By sheer endurance alone, jovial gentleman anarchists Gilbert & George are inarguably most deserving of the rock-star status that the art world tends to arbitrarily confer on its denizens, and the “Jack Freak Pictures,” their largest series to date, may well be the duo’s Divina Commedia. Twenty of the 153 pictures, forming a dizzying kaleidoscopic meditation on the Union Jack and, unsurprisingly, freakdom, are on display.

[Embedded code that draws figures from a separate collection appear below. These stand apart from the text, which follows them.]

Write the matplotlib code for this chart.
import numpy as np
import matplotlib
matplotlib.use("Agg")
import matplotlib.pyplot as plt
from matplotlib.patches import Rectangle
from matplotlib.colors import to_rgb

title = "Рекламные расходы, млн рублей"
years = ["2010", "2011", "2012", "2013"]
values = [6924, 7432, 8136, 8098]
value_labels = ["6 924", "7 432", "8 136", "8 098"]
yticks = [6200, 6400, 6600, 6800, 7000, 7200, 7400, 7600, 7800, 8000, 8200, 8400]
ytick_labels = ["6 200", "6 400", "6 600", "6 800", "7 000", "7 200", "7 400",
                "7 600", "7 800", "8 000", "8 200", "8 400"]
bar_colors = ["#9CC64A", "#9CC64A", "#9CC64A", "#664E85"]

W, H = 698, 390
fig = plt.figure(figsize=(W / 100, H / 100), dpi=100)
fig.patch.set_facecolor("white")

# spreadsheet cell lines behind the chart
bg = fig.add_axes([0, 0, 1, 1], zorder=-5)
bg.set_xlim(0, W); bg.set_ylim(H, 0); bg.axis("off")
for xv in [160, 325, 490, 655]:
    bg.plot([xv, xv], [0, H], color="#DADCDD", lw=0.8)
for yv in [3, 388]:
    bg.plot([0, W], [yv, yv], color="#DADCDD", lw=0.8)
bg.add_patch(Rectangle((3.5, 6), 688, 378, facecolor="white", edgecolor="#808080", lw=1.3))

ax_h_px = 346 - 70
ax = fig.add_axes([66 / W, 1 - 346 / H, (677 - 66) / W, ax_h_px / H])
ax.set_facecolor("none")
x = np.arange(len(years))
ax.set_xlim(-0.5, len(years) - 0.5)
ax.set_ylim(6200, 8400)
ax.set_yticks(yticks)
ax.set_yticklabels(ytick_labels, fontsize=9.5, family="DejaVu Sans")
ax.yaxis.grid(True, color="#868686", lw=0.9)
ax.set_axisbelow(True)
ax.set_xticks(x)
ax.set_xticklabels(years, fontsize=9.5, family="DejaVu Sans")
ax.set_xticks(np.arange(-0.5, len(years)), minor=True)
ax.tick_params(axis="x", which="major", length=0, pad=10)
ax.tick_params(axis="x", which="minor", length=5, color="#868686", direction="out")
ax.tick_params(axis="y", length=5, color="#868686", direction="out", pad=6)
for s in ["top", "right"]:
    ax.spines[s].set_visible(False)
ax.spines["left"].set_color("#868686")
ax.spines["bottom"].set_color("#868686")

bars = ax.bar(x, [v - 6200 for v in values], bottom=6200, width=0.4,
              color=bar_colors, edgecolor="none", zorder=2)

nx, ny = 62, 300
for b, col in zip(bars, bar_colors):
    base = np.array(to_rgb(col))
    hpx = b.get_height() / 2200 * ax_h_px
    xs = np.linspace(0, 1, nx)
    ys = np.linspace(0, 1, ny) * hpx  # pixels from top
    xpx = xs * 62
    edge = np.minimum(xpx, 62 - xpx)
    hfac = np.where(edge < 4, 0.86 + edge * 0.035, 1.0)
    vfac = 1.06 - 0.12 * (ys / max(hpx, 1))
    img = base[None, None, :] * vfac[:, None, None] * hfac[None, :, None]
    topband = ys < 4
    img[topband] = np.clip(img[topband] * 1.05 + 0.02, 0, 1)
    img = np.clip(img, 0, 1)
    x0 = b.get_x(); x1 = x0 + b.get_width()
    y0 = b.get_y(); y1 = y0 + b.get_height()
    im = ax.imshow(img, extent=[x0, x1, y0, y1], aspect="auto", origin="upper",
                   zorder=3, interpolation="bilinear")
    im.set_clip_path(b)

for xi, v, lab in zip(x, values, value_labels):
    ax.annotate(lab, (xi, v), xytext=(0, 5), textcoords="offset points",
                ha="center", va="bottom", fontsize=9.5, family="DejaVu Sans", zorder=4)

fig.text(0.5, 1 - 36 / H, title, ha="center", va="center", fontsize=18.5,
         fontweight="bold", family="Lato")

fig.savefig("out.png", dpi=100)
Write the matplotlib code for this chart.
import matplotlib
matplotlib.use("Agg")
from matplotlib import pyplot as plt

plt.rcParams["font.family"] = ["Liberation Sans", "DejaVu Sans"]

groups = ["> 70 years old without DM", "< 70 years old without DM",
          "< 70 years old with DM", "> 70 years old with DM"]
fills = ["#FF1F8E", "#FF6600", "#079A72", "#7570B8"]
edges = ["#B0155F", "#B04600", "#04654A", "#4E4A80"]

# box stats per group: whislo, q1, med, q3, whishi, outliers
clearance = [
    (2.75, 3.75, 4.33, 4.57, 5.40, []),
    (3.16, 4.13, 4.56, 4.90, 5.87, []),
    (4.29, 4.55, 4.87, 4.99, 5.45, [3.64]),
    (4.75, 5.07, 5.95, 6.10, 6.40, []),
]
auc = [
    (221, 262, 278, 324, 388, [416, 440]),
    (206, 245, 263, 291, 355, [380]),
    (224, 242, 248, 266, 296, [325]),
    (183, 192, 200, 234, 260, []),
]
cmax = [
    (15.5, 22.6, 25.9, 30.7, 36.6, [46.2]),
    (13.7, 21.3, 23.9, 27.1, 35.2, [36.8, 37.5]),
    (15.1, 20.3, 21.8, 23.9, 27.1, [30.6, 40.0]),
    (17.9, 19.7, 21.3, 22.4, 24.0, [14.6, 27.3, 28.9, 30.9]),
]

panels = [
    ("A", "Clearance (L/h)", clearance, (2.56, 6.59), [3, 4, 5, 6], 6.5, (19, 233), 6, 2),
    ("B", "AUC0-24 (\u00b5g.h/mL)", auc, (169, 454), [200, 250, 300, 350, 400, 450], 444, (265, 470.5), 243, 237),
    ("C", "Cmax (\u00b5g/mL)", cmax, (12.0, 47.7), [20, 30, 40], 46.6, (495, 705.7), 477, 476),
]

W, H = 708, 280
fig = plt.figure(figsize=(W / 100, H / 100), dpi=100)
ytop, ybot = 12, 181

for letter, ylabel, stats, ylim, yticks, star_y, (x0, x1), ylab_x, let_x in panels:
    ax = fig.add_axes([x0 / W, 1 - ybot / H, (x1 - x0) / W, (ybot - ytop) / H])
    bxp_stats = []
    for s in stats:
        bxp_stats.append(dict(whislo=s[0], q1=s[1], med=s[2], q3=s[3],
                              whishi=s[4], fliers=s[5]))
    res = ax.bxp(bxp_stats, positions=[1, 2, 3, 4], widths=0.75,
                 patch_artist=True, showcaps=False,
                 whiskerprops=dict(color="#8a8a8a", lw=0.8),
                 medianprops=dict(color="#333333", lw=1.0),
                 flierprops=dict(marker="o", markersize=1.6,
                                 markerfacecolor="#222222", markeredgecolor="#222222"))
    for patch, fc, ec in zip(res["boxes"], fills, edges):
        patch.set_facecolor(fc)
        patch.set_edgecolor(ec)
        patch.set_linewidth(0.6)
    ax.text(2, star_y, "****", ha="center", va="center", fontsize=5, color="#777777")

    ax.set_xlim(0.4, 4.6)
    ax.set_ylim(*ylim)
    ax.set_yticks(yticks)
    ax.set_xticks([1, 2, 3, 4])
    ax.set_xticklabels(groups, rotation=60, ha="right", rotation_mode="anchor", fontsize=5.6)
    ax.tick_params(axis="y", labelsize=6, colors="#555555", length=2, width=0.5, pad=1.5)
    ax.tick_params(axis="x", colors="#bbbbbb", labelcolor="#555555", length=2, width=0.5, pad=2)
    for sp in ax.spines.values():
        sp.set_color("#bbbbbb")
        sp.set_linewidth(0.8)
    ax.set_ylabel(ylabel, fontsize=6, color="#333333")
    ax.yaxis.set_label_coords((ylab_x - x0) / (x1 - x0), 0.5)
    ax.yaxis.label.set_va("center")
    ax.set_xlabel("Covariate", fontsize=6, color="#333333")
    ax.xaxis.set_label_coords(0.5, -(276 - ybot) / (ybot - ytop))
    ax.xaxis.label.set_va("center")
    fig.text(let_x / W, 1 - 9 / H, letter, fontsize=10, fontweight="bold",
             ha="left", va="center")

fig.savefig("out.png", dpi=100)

When one thinks of “nation,” inevitably the notion of the masses comes to mind. With great (mock) seriousness, Gilbert & George, often in heavily distorted guise, stand in for the populace in huge paneled patchworks of color, many of which are heavily layered with deconstructive riffs on the Union flag. The large images featured in the gallery’s main hall are more abstract. Spider (all works 2008) presents a black-and-white map of the duo’s home turf of East London, framed by fun-house-mirror-like distortions of the artists’ visages in each corner. With iconoclasts’ keen understanding of the Byzantine, Gilbert & George demonstrate the creepiness that emerges where the cartographic meets the sacred. The diptych White Army goes even further into the fields of delirium, putting forth a near-nauseating scary-go-round of the duo’s faces.

Behind all the anarchy is a meditation on symbolism, particularly the ways in which national symbols come to define one’s sense of self. In a group of smaller pictures, Gilbert & George choose to present themselves as both products and critics of this molding process. They form the pillars in Church of England, standing on either side of a crucified Jesus, all three decked out in outfits overlaid with the Union Jack (in doing so, they expose the inherent absurdity of uniting the disparate abstract concepts “England” and “Jesus”), while the confrontational graffiti of Hoi Polloi further proves that the duo have not lost their antiauthoritarian ethos.